Chaque samedi, un financier différent répond à nos questions. Il donne sa lecture des marchés, offre son point de vue sur la Bourse et lance quelques conseils d'investissement. Cette semaine, Vincent Deslisle, de Scotia Capitaux.

À votre avis, quel est l'événement le plus significatif des derniers jours à la Bourse?

La semaine a surtout été marquée par la publication des plus récents résultats financiers trimestriels. Les sociétés qui font partie de l'indice américain S&P 500 affichent une forte croissance par rapport à l'an dernier (+53%) et surpassent largement les attentes (80% ont battu les prévisions).

Pendant que l'horizon macroéconomique inquiète et laisse présager une modération de la croissance économique mondiale en seconde moitié de 2010, le portrait favorable de la rentabilité des entreprises permet à court terme aux indices boursiers de se ressaisir quelque peu après la glissade enregistrée en mai et juin.

Quel indicateur surveillez-vous le plus attentivement en ce moment?

Il y en a deux. Aux États-Unis, nous suivons l'évolution hebdomadaire des nouvelles demandes d'assurance chômage (jobless claims) pour jauger les améliorations du côté de l'emploi. Depuis un an, cette donnée s'est améliorée, tombant d'un sommet d'environ 700 000 demandes par semaine à environ 450 000 au printemps. Mais depuis, elles stagnent à ce niveau, un signe que la création d'emplois demeure très décevante chez nos voisins du Sud. Un niveau inférieur à 400 000 nouvelles demandes hebdomadaires indiquerait que le marché du travail se porte mieux.

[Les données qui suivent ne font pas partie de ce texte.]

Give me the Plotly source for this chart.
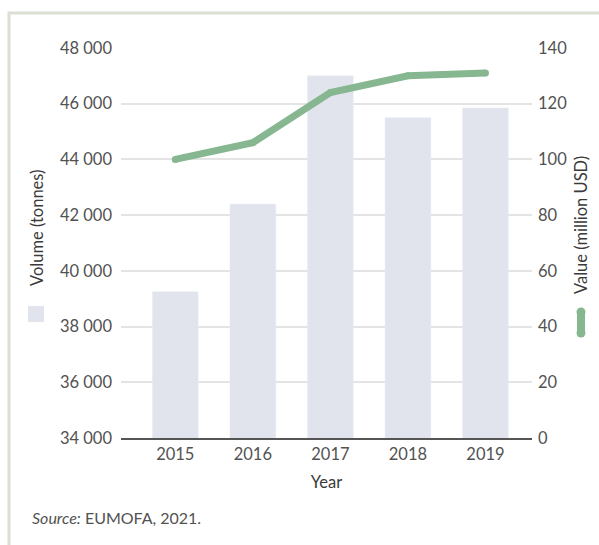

Que feriez-vous avec 10 000$ à investir?

La période d'intense volatilité que nous connaissons depuis plusieurs mois n'étant pas terminée, je suggère de maintenir des positions d'encaisse plus élevée que la normale dans les portefeuilles. Dans la portion «actions», il faut bien doser le contenu cyclique et défensif. Je répartirais également toute nouvelle somme dans les secteurs suivants, soit avec un titre indiciel ou spécifique: Technologie (Research in Motion, Celestica), Industriels (CN, Finning), Énergie (ARC Energy, TransCanada), Télécommunication (Quebecor, Telus) et Consommation de base (Shoppers Drug Mart, Metro).

Quel placement évitez-vous à tout prix?

«Éviter» une catégorie d'actifs peut s'avérer une décision périlleuse (parce que souvent émotive) et il nous apparait préférable de sous-pondérer ce qu'y semble plus risqué et surpondérer ce qui recèle un potentiel supérieur. En ce moment, les obligations gouvernementales et les secteurs de la finance, de la consommation discrétionnaire et de l'or nous apparaissent moins attrayants.

Qu'est-ce que les marchés sous-estiment le plus présentement?

Après la glissade boursière printanière, le moral collectif du marché est assez morose en raison des risques liés à l'austérité budgétaire en Europe. À notre avis, il ne fait aucun doute que le rythme de la reprise s'essouffle. Mais nous croyons que le marché surestime le ralentissement à venir et son impact sur la rentabilité. Les dernières données publiées en Europe ont d'ailleurs été plutôt solides. Mais l'environnement d'extrême volatilité demeurera encore longtemps et une stratégie tactique restera préférable au buy-and-hold, soit l'achat de titres à très long terme.

Stratège financier depuis 14 ans, Vincent Delisle s'est joint à Scotia Capitaux en 2004. À l'aide d'une analyse macroéconomique, il élabore des stratégies de répartition d'actifs et des portefeuilles modèles d'actions, destinés à des gestionnaires de portefeuilles institutionnels et aux courtiers de Scotia McLeod.